Ein Beitrag von Karin Eckes, Trauerbegleiterin
Vor einiger Zeit habe ich mit Julia, wie schon so oft mit vielen anderen Frauen, darüber gesprochen, wie sehr sie die “stille Trauer” belastet und wie aus der stillen Trauer eine etwas lautere werden könnte.
Julia fühlt sich seit dem Tod von Theo abgeschnitten von der Welt, alles um sie herum ist so still geworden. Sie erzählt, dass sie sich wie in einer Blase fühlt, in der sie ganz allein ist, kaum ein Wort dringt zu ihr durch: “überall um mich herum ist Leben, das seinen ganz normalen Gang zu gehen scheint und ich wundere mich. Wundere mich, wo ich hier bin, wundere mich, dass die anderen mich nicht bemerken, meine Blase nicht sehen, sich nicht wundern. Sich so verhalten, als sei nichts passiert, ihr Ding einfach weiter machen, was ich (Julia), so denke ich, nie mehr tun kann. Die Menschen sind mir fremd geworden, oder ich Ihnen? Ich verstehe es nicht. Und das ist nur eine Sache, die ich nicht verstehe. Ich habe das Gefühl, ich verstehe gar nichts. Und ich habe das Gefühl, die anderen verstehen auch gar nichts. Verstehen nicht, dass es meinen Sohn wirklich gegeben hat. Und wirklich gibt. Dass er einen Namen hat, einen Geburtstag, dass seine Augen genauso ausgeschaut haben wie die seines Vaters. Und dass sich meine Arme so leer anfühlen, und mein Herz. Und dass ich mich nicht melden kann, wenn ich was brauche. Was soll ich denn brauchen? Es wäre schön, wenn sie mir einfach mal zuhören oder einfach mit mir schweigen würden. Meine Blase bemerken, kurz innehalten, nahekommen, mit mir ein Stück aushalten, was ich den ganzen Tag aushalte. Aushalten muss. Mein Sohn wird mir immer fehlen!”
Für die Welt, so erlebt es Julia, scheint Theo gar nicht mehr zu existieren, für Julia wird er immer ihr Sohn sein, ein ganz wichtiges Familienmitglied. An den sie viel denkt, den sie vermisst und manchmal die Sehnsucht nach ihm kaum aushalten kann.
Dann schreibt Julia Briefe, an Theo und an andere Menschen, die erlebt haben, ein Kind gehen lassen zu müssen.

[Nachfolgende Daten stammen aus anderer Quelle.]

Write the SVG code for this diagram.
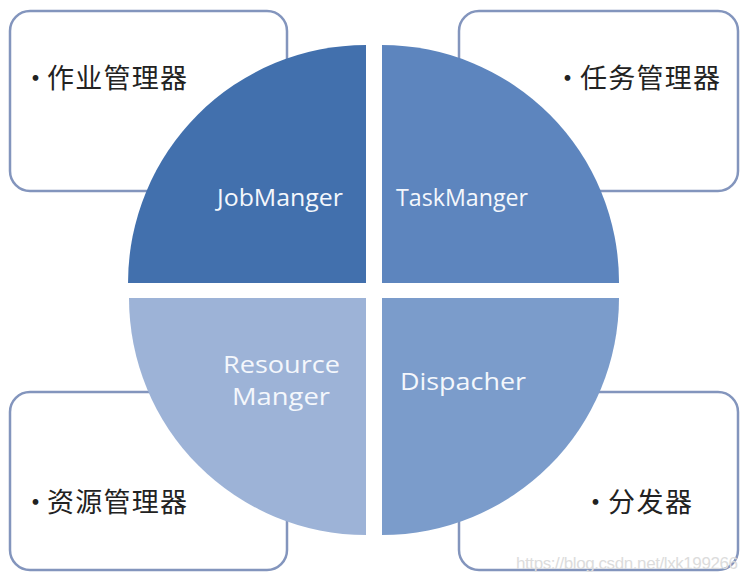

Persönlich kennt sie aber niemanden, mit dem sie die Trauer um ein verlorenes Kind teilen könnte.
So haben wir die Idee entwickelt, dass eine Brieffreundschaft mit anderen Betroffenen helfen könnte. Ich habe mit ein paar Frauen, die ich in der Trauer begleite, gesprochen, ob eine Breiffreundschaft zu Betroffenen auch für sie eine gute Idee sein könnte, und ja:
Julia hat in der zwischenzeit 2 Brieffreundinnen gefunden und das Briefeschreiben an andere Betroffene hilft ihr, es tut ihr, so sagt sie, nun noch besser als zu der Zeit, als sie die Briefe “nur” für sich geschrieben hat.